そこで、先の試験例1での手順と同様にして、実際に、浚渫土Xに対してスラグBを上記容積比で添加して撹拌混合した後、モールドに詰めて成型して、20℃、湿度60%の恒温室で28日間気中養生して改質土を得た。そして、実際に得られた改質土の一軸圧縮強度をサンプル数3(n=3)で測定したところ、一軸圧縮強度の平均値は107kN/mであり、先の強度予測値に近い値であることが確認された。
以上の結果から分かるように、本発明によれば、得られる改質土の強度を予測することが可能になる。
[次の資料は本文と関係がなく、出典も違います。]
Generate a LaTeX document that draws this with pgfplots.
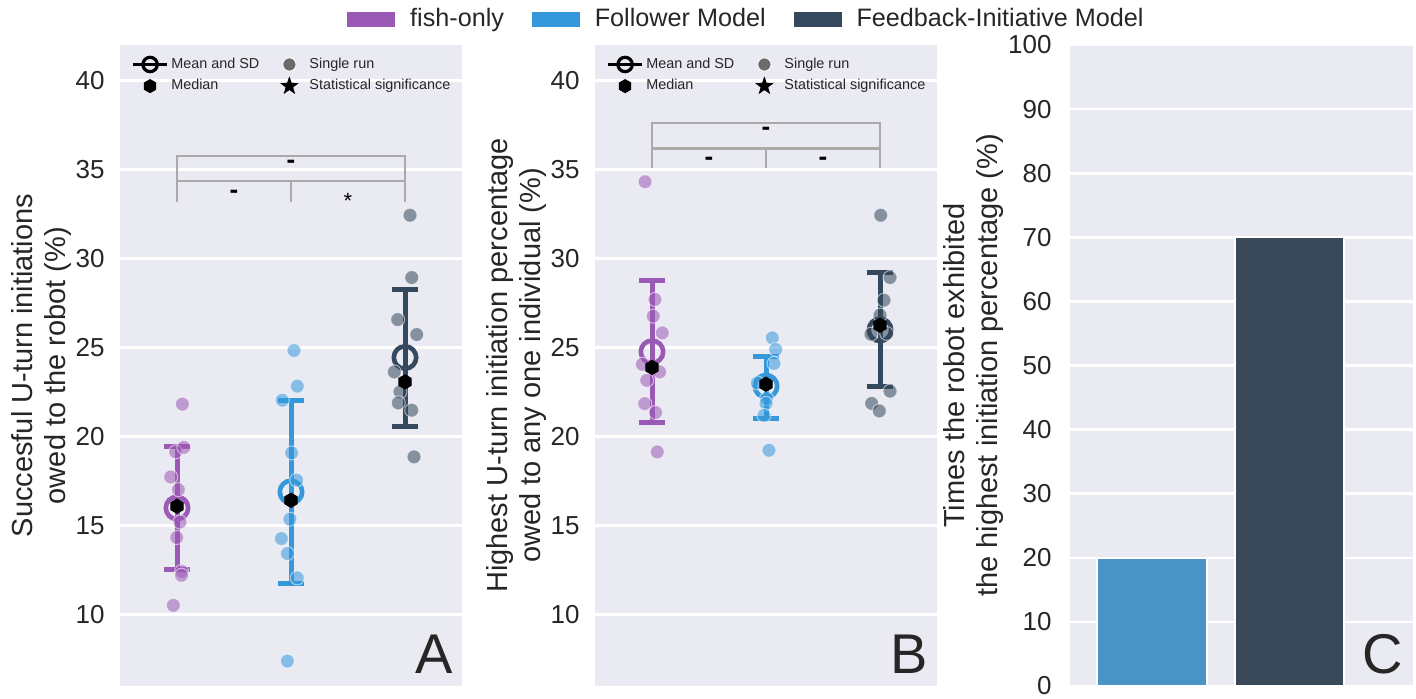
\documentclass[border=0pt]{standalone}
\usepackage{fontspec}
\setmainfont{Liberation Sans}
\usepackage{pgfplots}
\pgfplotsset{compat=1.18}
\usetikzlibrary{plotmarks}

\definecolor{bgc}{HTML}{EAEAF2}
\definecolor{cpur}{HTML}{9B59B6}
\definecolor{cblu}{HTML}{3498DB}
\definecolor{cdrk}{HTML}{34495E}
\definecolor{bblu}{HTML}{4994C6}
\definecolor{bdrk}{HTML}{39495A}
\definecolor{brk}{HTML}{AAAAAA}
\definecolor{txt}{HTML}{262626}

\pgfdeclareplotmark{hexagon*}{%
  \pgfpathmoveto{\pgfpointpolar{90}{\pgfplotmarksize}}%
  \pgfpathlineto{\pgfpointpolar{150}{\pgfplotmarksize}}%
  \pgfpathlineto{\pgfpointpolar{210}{\pgfplotmarksize}}%
  \pgfpathlineto{\pgfpointpolar{270}{\pgfplotmarksize}}%
  \pgfpathlineto{\pgfpointpolar{330}{\pgfplotmarksize}}%
  \pgfpathlineto{\pgfpointpolar{30}{\pgfplotmarksize}}%
  \pgfpathclose
  \pgfusepathqfillstroke}
\pgfdeclareplotmark{fstar}{%
  \pgfpathmoveto{\pgfpointpolar{90}{\pgfplotmarksize}}%
  \pgfpathlineto{\pgfpointpolar{126}{0.4\pgfplotmarksize}}%
  \pgfpathlineto{\pgfpointpolar{162}{\pgfplotmarksize}}%
  \pgfpathlineto{\pgfpointpolar{198}{0.4\pgfplotmarksize}}%
  \pgfpathlineto{\pgfpointpolar{234}{\pgfplotmarksize}}%
  \pgfpathlineto{\pgfpointpolar{270}{0.4\pgfplotmarksize}}%
  \pgfpathlineto{\pgfpointpolar{306}{\pgfplotmarksize}}%
  \pgfpathlineto{\pgfpointpolar{342}{0.4\pgfplotmarksize}}%
  \pgfpathlineto{\pgfpointpolar{18}{\pgfplotmarksize}}%
  \pgfpathlineto{\pgfpointpolar{54}{0.4\pgfplotmarksize}}%
  \pgfpathclose
  \pgfusepathqfillstroke}

\tikzset{
  signode/.style={font=\fontsize{13}{13}\selectfont\bfseries, text=black, inner sep=0pt},
  letter/.style={anchor=base east, inner sep=0pt, font=\fontsize{28}{28}\selectfont, text=txt},
}

\pgfplotsset{
  sns/.style={
    scale only axis,
    axis background/.style={fill=bgc},
    axis line style={draw=none},
    ymajorgrids, major grid style={white, line width=1.3pt},
    major tick length=0pt,
    xtick=\empty,
    tick label style={font=\fontsize{13}{13}\selectfont, text=txt},
    /pgf/number format/assume math mode=true,
    yticklabel style={inner sep=0pt, xshift=-7.5pt},
    ylabel style={font=\fontsize{14.5}{16.5}\selectfont, text=txt, align=center, at={(axis description cs:-0.231,0.5)}, anchor=center},
  },
  dot/.style={only marks, mark=*, mark size=3.5pt, forget plot, mark options={fill=#1, draw=white, line width=0.5pt, opacity=0.55}},
  meanm/.style={only marks, mark=o, mark size=5.6pt, forget plot, mark options={draw=#1, line width=2.3pt}},
  ebar/.style={#1, line width=2.5pt, forget plot},
  medm/.style={only marks, mark=hexagon*, mark size=3.6pt, black, forget plot},
  brkl/.style={brk, line width=1.1pt, forget plot},
  fixedimg/.style={legend image code/.code={%
      \path (0cm,0cm) (0.6cm,0cm);
      \draw[mark repeat=2,mark phase=2,##1] plot coordinates {(0cm,0cm) (0.3cm,0cm) (0.6cm,0cm)};}},
  inlegend/.style={
    legend columns=2,
    legend cell align=left,
    legend style={at={(axis description cs:0.015,0.991)}, anchor=north west, draw=none, fill=none,
      font=\fontsize{7.2}{8}\selectfont, text=txt, row sep=1.5pt,
      nodes={inner sep=1.3pt},
      /tikz/every even column/.append style={column sep=5pt}},
  },
}

\begin{document}
\begin{tikzpicture}
\useasboundingbox (0,0) rectangle (708pt,349pt);

% ---------------- Panel A ----------------
\begin{axis}[sns, inlegend, at={(60pt,6pt)}, anchor=south west,
  width=171pt, height=320.5pt,
  xmin=-0.5, xmax=2.5, ymin=6, ymax=42, ytick={10,15,...,40},
  ylabel={Succesful U-turn initiations\\owed to the robot (\%)}]
\addlegendimage{fixedimg, black, line width=1.5pt, mark=o, mark size=3.6pt, mark options={line width=1.6pt}}
\addlegendentry{Mean and SD}
\addlegendimage{fixedimg, only marks, mark=*, mark size=3.3pt, mark options={fill=black!58, draw=white, line width=0.4pt}}
\addlegendentry{Single run}
\addlegendimage{fixedimg, only marks, mark=hexagon*, mark size=3.3pt, black}
\addlegendentry{Median}
\addlegendimage{fixedimg, only marks, mark=fstar, mark size=4.3pt, black}
\addlegendentry{Statistical significance}

% brackets
\addplot[brkl] coordinates {(0,34.35) (0,35.76) (2,35.76) (2,34.35)};
\addplot[brkl] coordinates {(0,33.2) (0,34.35) (2,34.35) (2,33.2)};
\addplot[brkl] coordinates {(1,34.35) (1,33.2)};
\node[signode] at (axis cs:1,35.3) {-};
\node[signode] at (axis cs:0.5,33.6) {-};
\node[signode, font=\fontsize{11}{11}\selectfont] at (axis cs:1.5,33.25) {*};

% fish-only
\addplot[ebar=cpur] coordinates {(0,12.54) (0,19.43)};
\addplot[ebar=cpur] coordinates {(-0.118,19.43) (0.118,19.43)};
\addplot[ebar=cpur] coordinates {(-0.118,12.54) (0.118,12.54)};
\addplot[meanm=cpur] coordinates {(0,16.0)};
\addplot[dot=cpur] table {
x y
0.047 21.83
-0.012 19.15
0.060 19.40
-0.055 17.74
0.012 17.03
0.026 15.21
-0.003 14.34
0.041 12.44
0.040 12.22
-0.032 10.53
};
\addplot[medm] coordinates {(0,16.1)};

% Follower
\addplot[ebar=cblu] coordinates {(1,11.75) (1,22.05)};
\addplot[ebar=cblu] coordinates {(0.882,22.05) (1.118,22.05)};
\addplot[ebar=cblu] coordinates {(0.882,11.75) (1.118,11.75)};
\addplot[meanm=cblu] coordinates {(1,16.9)};
\addplot[dot=cblu] table {
x y
1.026 24.84
1.055 22.84
0.924 22.05
1.006 19.09
1.050 17.56
0.990 15.37
0.915 14.28
0.968 13.44
1.055 12.07
0.968 7.40
};
\addplot[medm] coordinates {(1,16.43)};

% Feedback-Initiative
\addplot[ebar=cdrk] coordinates {(2,20.6) (2,28.27)};
\addplot[ebar=cdrk] coordinates {(1.882,28.27) (2.118,28.27)};
\addplot[ebar=cdrk] coordinates {(1.882,20.6) (2.118,20.6)};
\addplot[meanm=cdrk] coordinates {(2,24.45)};
\addplot[dot=cdrk] table {
x y
2.044 32.44
2.059 28.94
1.936 26.58
2.103 25.74
1.906 23.64
1.956 22.52
1.941 21.90
2.059 21.49
2.079 18.87
};
\addplot[medm] coordinates {(2,23.08)};

\node[letter] at (axis description cs:0.974,0.019) {A};
\end{axis}

% ---------------- Panel B ----------------
\begin{axis}[sns, inlegend, at={(297.5pt,6pt)}, anchor=south west,
  width=171pt, height=320.5pt,
  xmin=-0.5, xmax=2.5, ymin=6, ymax=42, ytick={10,15,...,40},
  ylabel={Highest U-turn initiation percentage\\owed to any one individual (\%)}]
\addlegendimage{fixedimg, black, line width=1.5pt, mark=o, mark size=3.6pt, mark options={line width=1.6pt}}
\addlegendentry{Mean and SD}
\addlegendimage{fixedimg, only marks, mark=*, mark size=3.3pt, mark options={fill=black!58, draw=white, line width=0.4pt}}
\addlegendentry{Single run}
\addlegendimage{fixedimg, only marks, mark=hexagon*, mark size=3.3pt, black}
\addlegendentry{Median}
\addlegendimage{fixedimg, only marks, mark=fstar, mark size=4.3pt, black}
\addlegendentry{Statistical significance}

\addplot[brkl] coordinates {(0,36.19) (0,37.63) (2,37.63) (2,36.19)};
\addplot[brkl] coordinates {(0,35.07) (0,36.19) (2,36.19) (2,35.07)};
\addplot[brkl] coordinates {(1,36.19) (1,35.07)};
\node[signode] at (axis cs:1,37.15) {-};
\node[signode] at (axis cs:0.5,35.45) {-};
\node[signode] at (axis cs:1.5,35.45) {-};

% fish-only
\addplot[ebar=cpur] coordinates {(0,20.78) (0,28.79)};
\addplot[ebar=cpur] coordinates {(-0.118,28.79) (0.118,28.79)};
\addplot[ebar=cpur] coordinates {(-0.118,20.78) (0.118,20.78)};
\addplot[meanm=cpur] coordinates {(0,24.77)};
\addplot[dot=cpur] table {
x y
-0.061 34.32
0.026 27.71
0.011 26.77
0.090 25.83
-0.085 24.07
0.068 23.64
-0.046 23.17
-0.064 21.86
0.032 21.36
0.046 19.15
};
\addplot[medm] coordinates {(0,23.89)};

% Follower
\addplot[ebar=cblu] coordinates {(1,21.02) (1,24.52)};
\addplot[ebar=cblu] coordinates {(0.882,24.52) (1.118,24.52)};
\addplot[ebar=cblu] coordinates {(0.882,21.02) (1.118,21.02)};
\addplot[meanm=cblu] coordinates {(1,22.84)};
\addplot[dot=cblu] table {
x y
1.055 25.55
1.085 24.90
1.070 24.11
0.924 23.02
1.006 22.15
1.000 21.87
0.982 21.20
1.026 19.24
};
\addplot[medm] coordinates {(1,22.95)};

% Feedback-Initiative
\addplot[ebar=cdrk] coordinates {(2,22.8) (2,29.2)};
\addplot[ebar=cdrk] coordinates {(1.882,29.2) (2.118,29.2)};
\addplot[ebar=cdrk] coordinates {(1.882,22.8) (2.118,22.8)};
\addplot[meanm=cdrk] coordinates {(2,26.0)};
\addplot[dot=cdrk] table {
x y
2.006 32.44
2.088 28.94
2.035 27.67
2.000 26.83
1.921 25.76
2.059 25.80
2.088 22.56
1.927 21.87
1.994 21.45
};
\addplot[medm] coordinates {(2,26.26)};

\node[letter] at (axis description cs:0.974,0.019) {B};
\end{axis}

% ---------------- Panel C ----------------
\begin{axis}[sns, at={(535pt,6pt)}, anchor=south west,
  width=171.5pt, height=320.5pt,
  xmin=-0.6, xmax=1.9, ymin=0, ymax=100, ytick={0,10,...,100},
  yticklabel style={xshift=-1.5pt},
  ylabel style={at={(axis description cs:-0.281,0.5)}},
  ylabel={Times the robot exhibited\\the highest initiation percentage (\%)},
  legend columns=3,
  legend style={at={(axis description cs:-0.946,1.0406)}, anchor=center, draw=none, fill=none,
    font=\fontsize{12.6}{13}\selectfont, text=txt, nodes={inner sep=0pt},
    /tikz/every odd column/.append style={column sep=7.5pt},
    /tikz/every even column/.append style={column sep=14pt}}]
\addlegendimage{legend image code/.code={\fill[cpur] (0pt,-3.5pt) rectangle (23.5pt,3.5pt);}}
\addlegendentry{fish-only}
\addlegendimage{legend image code/.code={\fill[cblu] (0pt,-3.5pt) rectangle (23.5pt,3.5pt);}}
\addlegendentry{Follower Model}
\addlegendimage{legend image code/.code={\fill[cdrk] (0pt,-3.5pt) rectangle (23.5pt,3.5pt);}}
\addlegendentry{Feedback-Initiative Model}

\addplot[ybar, bar width=0.8, bar shift=0pt, fill=bblu, draw=white, line width=1pt, forget plot] coordinates {(0,20)};
\addplot[ybar, bar width=0.8, bar shift=0pt, fill=bdrk, draw=white, line width=1pt, forget plot] coordinates {(1,70)};

\node[letter] at (axis description cs:0.971,0.019) {C};
\end{axis}
\end{tikzpicture}
\end{document}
そのため、実際に改質土を製造するにあたり、従来のように供試体を作製して所定の期間養生し、一軸圧縮強度を調べる強度試験を繰り返すのに比べて、短時間でかつ簡便に改質土の強度を予測できることから、配合設計を容易にすることができる。また、本発明によって得られた改質土は、例えば、港湾・空港建設等の土工用材料や海域環境再生用途での埋戻し材料をはじめとした各種用途に使用でき、実用性に優れたものである。

Claims (5)

  1. カルシウム化合物を含んだ改質材を浚渫土に添加して混合し、養生して強度の改善された改質土を得る際に、得られる改質土の強度を予測する方法であって、
    2以上の試験用浚渫土を用意して、各試験用浚渫土が保有する水の電気伝導度を測定すると共に、それぞれの試験用浚渫土に改質材を添加して得られる試験改質土の一軸圧縮強度を測定して、前記試験用浚渫土が保有する水の電気伝導度と前記試験改質土の一軸圧縮強度との相関式を求めた上で、その相関式に基づいて、実製造で使用する浚渫土が保有する水の電気伝導度から、得られる改質土の一軸圧縮強度を予測することを特徴とする改質土の強度予測方法。
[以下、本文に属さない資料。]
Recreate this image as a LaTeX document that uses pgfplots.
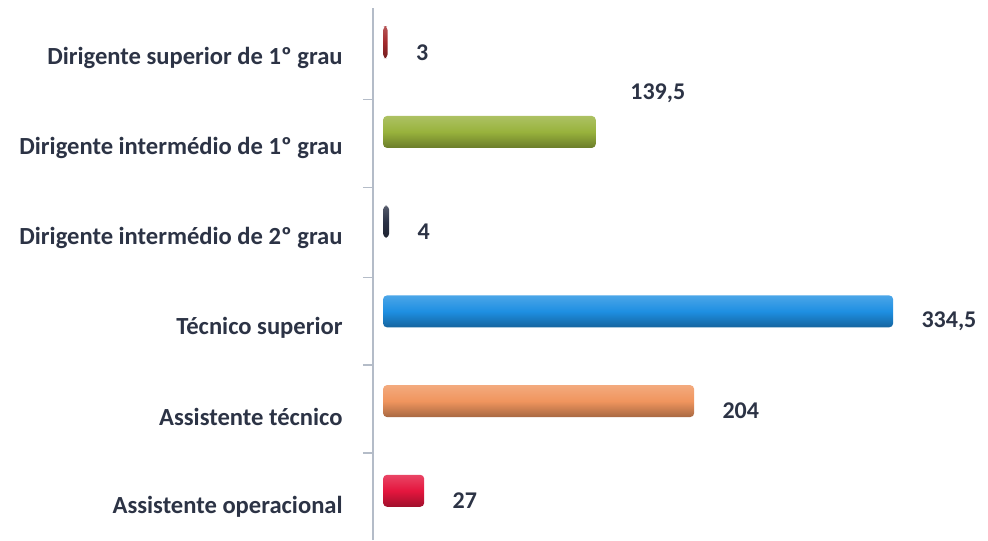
\documentclass[border=0pt]{standalone}
\usepackage{fontspec}
\setmainfont{Carlito}
\usepackage{pgfplots}
\pgfplotsset{compat=1.18}

\definecolor{txt}{HTML}{2C3345}
\definecolor{axgray}{HTML}{B4BCC8}
\definecolor{cdred}{HTML}{A42A2C}
\definecolor{colive}{HTML}{98B23C}
\definecolor{cnavy}{HTML}{2B3246}
\definecolor{cblue}{HTML}{1E8FE2}
\definecolor{corange}{HTML}{F0955E}
\definecolor{ccrimson}{HTML}{E4163E}

\pgfplotsset{
  cyl/.style={xbar, bar width=16pt, bar shift=8pt, draw=none,
    shade, top color=#1!80!white, bottom color=#1!70!black, middle color=#1,
    rounded corners=2pt,
    nodes near coords,
    every node near coord/.style={anchor=west, xshift=14pt, yshift=3pt,
      inner sep=0pt, font=\bfseries\fontsize{12}{14}\selectfont, text=txt}},
}

\begin{document}
\begin{tikzpicture}
\begin{axis}[
  name=ax,
  scale only axis,
  width=307.5pt, height=266pt,
  xmin=-6.6, xmax=396.7,
  ymin=-0.37, ymax=5.56,
  clip=false,
  axis x line=none,
  axis y line*=left,
  y axis line style={draw=axgray, line width=0.8pt},
  ytick={0,...,5},
  yticklabels={Assistente operacional, Assistente técnico, Técnico superior,
    Dirigente intermédio de 2º grau, Dirigente intermédio de 1º grau,
    Dirigente superior de 1º grau},
  major tick length=0pt,
  minor ytick={0.6,1.58,2.56,3.56,4.54},
  minor tick length=5pt,
  tick align=outside,
  minor tick style={draw=axgray, line width=0.6pt},
  yticklabel style={anchor=east, inner sep=0pt, xshift=-15pt,
    font=\bfseries\fontsize{12.3}{14}\selectfont, text=txt},
  /pgf/number format/.cd, use comma, assume math mode=true,
]
\addplot[cyl=cdred] coordinates {(3,5)};
\addplot[cyl=colive, every node near coord/.append style={anchor=center, xshift=17pt, yshift=24.5pt}] coordinates {(139.5,4)};
\addplot[cyl=cnavy] coordinates {(4,3)};
\addplot[cyl=cblue] coordinates {(334.5,2)};
\addplot[cyl=corange] coordinates {(204,1)};
\addplot[cyl=ccrimson] coordinates {(27,0)};
\end{axis}
\pgfresetboundingbox
\path ([xshift=-186.5pt]ax.south west) rectangle ([yshift=4pt]ax.north east);
\end{tikzpicture}
\end{document}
  2. 浚渫作業で発生した浚渫土にカルシウム化合物を含んだ改質材を添加して混合し、養生して強度の改善された改質土を製造する方法であって、
    予め、浚渫作業域内の異なる場所から2以上の試験用浚渫土を採取し、各試験用浚渫土が保有する水の電気伝導度を測定すると共に、それぞれの試験用浚渫土に改質材を添加して得られる試験改質土の一軸圧縮強度を測定して、前記試験用浚渫土が保有する水の電気伝導度と前記試験改質土の一軸圧縮強度との相関式を求めておき、実製造で使用する浚渫土を浚渫作業域内で採取し、該浚渫土が保有する水の電気伝導度を測定して、予め求めた相関式に基づいて、得られる改質土の一軸圧縮強度を予測した上で、実際に改質土を製造することを特徴とする改質土の製造方法。
  3. 前記浚渫作業が海域又は汽水域で行われる請求項2に記載の改質土の製造方法。
  4. 前記相関式に基づく改質土の一軸圧縮強度の予測値が所定の基準値に達しない場合、改質材の添加量を増やすか、若しくは、塩化物イオン又は硫酸イオンのいずれかを含んだ水溶性の化合物を強度促進剤として添加して実際の改質土を製造する請求項2又は3に記載の改質土の製造方法。
  5. 前記改質材が、製鋼スラグ又は高炉スラグ微粉末のいずれか一方又は両方である請求項2〜4のいずれかに記載の改質土の製造方法。